The request: In the data, extract each line that holds the string "chart".

Data shown:
■ ■ ■

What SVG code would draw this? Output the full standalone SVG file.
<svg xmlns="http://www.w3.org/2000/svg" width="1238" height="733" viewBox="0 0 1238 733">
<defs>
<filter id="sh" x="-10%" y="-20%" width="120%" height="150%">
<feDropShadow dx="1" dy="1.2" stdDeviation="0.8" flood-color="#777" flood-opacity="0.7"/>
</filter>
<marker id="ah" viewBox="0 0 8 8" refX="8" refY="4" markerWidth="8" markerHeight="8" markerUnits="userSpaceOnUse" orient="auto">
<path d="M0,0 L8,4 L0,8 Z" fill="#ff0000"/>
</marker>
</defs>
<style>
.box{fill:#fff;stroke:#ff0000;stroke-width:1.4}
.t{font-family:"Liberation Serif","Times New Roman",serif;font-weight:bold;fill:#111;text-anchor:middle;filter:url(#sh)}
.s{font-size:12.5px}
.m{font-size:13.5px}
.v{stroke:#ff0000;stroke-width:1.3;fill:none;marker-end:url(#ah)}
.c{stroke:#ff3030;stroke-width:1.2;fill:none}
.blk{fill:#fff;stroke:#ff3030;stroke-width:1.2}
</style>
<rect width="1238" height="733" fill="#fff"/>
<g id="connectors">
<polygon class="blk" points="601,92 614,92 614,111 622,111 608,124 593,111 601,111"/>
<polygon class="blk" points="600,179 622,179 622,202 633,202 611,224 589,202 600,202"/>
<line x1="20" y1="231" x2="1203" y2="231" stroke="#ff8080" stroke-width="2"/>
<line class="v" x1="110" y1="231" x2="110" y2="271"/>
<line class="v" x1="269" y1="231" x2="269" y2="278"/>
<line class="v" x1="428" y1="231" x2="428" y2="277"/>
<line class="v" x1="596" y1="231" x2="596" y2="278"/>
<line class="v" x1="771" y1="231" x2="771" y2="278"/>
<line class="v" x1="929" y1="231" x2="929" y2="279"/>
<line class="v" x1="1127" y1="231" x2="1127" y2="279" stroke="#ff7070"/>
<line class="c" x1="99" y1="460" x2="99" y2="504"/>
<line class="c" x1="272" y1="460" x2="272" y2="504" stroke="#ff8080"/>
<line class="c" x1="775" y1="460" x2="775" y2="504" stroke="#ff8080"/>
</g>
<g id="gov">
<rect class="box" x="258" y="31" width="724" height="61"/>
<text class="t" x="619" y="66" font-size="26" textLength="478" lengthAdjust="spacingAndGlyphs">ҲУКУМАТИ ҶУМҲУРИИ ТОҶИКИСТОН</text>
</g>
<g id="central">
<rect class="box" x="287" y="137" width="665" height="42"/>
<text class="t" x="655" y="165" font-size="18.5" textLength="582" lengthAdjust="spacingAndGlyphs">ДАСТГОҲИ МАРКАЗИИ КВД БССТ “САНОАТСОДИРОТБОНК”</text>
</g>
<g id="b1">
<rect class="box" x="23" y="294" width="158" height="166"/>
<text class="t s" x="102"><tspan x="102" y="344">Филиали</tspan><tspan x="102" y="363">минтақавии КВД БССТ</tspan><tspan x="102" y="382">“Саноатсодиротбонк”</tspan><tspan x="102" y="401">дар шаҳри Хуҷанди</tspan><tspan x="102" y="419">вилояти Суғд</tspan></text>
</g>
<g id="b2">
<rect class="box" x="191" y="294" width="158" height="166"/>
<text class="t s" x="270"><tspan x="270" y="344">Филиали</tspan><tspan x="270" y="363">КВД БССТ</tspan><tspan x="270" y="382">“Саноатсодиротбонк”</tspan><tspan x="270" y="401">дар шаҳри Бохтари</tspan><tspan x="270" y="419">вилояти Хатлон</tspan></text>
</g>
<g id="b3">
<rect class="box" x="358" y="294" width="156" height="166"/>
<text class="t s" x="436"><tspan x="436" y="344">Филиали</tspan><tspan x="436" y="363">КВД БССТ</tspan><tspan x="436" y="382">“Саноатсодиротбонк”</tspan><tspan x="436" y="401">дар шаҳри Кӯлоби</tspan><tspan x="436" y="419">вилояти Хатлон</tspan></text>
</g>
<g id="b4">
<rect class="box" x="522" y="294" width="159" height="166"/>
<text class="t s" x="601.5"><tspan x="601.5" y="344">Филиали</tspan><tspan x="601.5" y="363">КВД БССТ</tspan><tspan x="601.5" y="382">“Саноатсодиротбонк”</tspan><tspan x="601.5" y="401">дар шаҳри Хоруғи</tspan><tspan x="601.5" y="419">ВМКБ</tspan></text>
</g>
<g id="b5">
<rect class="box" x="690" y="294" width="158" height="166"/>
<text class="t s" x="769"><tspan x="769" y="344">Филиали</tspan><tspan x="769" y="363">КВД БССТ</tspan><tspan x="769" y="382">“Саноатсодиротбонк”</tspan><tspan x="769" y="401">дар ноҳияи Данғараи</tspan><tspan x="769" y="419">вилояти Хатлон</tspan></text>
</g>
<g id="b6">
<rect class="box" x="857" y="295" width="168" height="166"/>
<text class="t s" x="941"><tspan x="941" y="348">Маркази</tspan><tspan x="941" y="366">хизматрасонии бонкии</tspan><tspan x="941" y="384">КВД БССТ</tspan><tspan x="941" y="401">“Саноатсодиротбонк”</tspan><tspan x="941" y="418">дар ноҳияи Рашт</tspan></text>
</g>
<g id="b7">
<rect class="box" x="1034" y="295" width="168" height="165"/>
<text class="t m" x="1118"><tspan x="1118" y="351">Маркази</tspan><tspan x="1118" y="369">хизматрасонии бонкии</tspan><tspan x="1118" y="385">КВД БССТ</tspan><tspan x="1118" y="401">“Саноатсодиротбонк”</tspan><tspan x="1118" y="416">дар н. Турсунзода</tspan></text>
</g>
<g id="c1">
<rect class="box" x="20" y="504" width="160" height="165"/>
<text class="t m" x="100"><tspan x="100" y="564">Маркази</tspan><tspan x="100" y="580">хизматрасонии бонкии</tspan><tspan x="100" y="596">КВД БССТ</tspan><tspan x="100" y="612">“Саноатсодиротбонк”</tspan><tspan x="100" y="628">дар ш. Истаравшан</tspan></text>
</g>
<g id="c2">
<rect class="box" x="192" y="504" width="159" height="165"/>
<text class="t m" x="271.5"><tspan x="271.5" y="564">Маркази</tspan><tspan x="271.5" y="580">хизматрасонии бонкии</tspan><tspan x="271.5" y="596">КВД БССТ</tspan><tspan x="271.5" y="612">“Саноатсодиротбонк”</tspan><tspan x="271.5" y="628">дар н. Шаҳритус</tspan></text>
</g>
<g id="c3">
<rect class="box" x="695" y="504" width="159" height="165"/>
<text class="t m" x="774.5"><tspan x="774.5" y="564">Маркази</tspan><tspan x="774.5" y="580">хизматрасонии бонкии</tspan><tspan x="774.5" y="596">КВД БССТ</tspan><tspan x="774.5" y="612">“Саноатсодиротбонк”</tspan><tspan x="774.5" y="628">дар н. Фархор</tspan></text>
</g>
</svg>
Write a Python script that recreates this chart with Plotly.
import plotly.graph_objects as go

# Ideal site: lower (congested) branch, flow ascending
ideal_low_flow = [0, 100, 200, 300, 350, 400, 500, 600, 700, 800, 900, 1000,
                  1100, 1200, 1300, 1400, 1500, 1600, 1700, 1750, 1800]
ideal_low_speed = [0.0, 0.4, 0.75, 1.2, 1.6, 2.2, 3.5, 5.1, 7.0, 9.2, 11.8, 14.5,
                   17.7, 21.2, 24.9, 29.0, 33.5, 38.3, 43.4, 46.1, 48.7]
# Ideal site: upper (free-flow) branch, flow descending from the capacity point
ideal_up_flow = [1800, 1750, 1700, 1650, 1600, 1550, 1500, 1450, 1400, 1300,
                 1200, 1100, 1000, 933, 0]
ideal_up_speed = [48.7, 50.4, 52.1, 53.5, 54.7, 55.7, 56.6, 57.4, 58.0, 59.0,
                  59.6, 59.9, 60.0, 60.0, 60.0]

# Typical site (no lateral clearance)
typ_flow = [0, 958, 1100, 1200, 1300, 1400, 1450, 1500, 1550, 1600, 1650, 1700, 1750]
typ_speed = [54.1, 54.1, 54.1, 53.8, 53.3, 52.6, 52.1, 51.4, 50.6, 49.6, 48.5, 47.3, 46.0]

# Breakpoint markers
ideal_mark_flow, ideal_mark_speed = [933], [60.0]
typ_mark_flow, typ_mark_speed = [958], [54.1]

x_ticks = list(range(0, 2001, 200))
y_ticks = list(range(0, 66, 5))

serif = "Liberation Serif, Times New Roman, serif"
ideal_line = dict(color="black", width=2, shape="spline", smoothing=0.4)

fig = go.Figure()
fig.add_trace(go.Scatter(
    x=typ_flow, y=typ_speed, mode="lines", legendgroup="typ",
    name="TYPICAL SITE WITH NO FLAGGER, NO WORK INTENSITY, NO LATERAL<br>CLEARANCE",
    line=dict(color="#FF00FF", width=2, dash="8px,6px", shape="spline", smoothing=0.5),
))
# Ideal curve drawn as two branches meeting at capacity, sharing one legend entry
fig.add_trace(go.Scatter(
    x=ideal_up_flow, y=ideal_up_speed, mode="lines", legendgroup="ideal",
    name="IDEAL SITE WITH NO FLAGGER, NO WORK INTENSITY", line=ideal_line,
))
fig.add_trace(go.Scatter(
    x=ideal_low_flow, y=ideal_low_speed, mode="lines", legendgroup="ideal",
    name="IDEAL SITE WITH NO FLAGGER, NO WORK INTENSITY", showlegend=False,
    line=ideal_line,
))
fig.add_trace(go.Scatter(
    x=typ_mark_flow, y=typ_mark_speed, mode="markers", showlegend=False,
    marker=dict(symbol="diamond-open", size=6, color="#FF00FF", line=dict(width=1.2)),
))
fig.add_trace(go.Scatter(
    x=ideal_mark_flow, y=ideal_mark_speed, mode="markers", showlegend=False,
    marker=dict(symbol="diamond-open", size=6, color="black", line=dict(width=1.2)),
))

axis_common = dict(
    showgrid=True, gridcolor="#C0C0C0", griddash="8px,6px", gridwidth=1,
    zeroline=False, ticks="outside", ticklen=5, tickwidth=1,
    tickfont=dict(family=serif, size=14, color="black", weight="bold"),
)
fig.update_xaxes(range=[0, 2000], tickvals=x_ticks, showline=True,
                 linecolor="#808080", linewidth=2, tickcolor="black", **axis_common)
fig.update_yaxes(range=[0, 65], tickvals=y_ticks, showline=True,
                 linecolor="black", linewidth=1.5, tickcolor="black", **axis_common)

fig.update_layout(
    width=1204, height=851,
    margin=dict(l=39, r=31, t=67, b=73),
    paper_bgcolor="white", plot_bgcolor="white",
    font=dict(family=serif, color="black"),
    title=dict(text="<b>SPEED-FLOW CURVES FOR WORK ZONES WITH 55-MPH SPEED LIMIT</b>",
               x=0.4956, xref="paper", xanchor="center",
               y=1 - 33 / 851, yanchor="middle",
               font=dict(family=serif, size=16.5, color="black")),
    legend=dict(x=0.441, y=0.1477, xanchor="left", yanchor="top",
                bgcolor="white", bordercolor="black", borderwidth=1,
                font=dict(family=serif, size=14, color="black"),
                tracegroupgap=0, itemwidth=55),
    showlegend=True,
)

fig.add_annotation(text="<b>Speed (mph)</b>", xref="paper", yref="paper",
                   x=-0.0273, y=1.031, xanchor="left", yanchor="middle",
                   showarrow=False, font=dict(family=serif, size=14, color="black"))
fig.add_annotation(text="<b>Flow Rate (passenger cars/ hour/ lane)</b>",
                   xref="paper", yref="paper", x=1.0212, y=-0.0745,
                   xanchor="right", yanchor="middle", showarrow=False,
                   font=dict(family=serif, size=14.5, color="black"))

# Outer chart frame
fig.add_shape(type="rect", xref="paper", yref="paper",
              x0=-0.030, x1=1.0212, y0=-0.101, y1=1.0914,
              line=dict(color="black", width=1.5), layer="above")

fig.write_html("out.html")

■ ■ ■

Completed task:
Write a Python script that recreates this chart with Plotly.
# Outer chart frame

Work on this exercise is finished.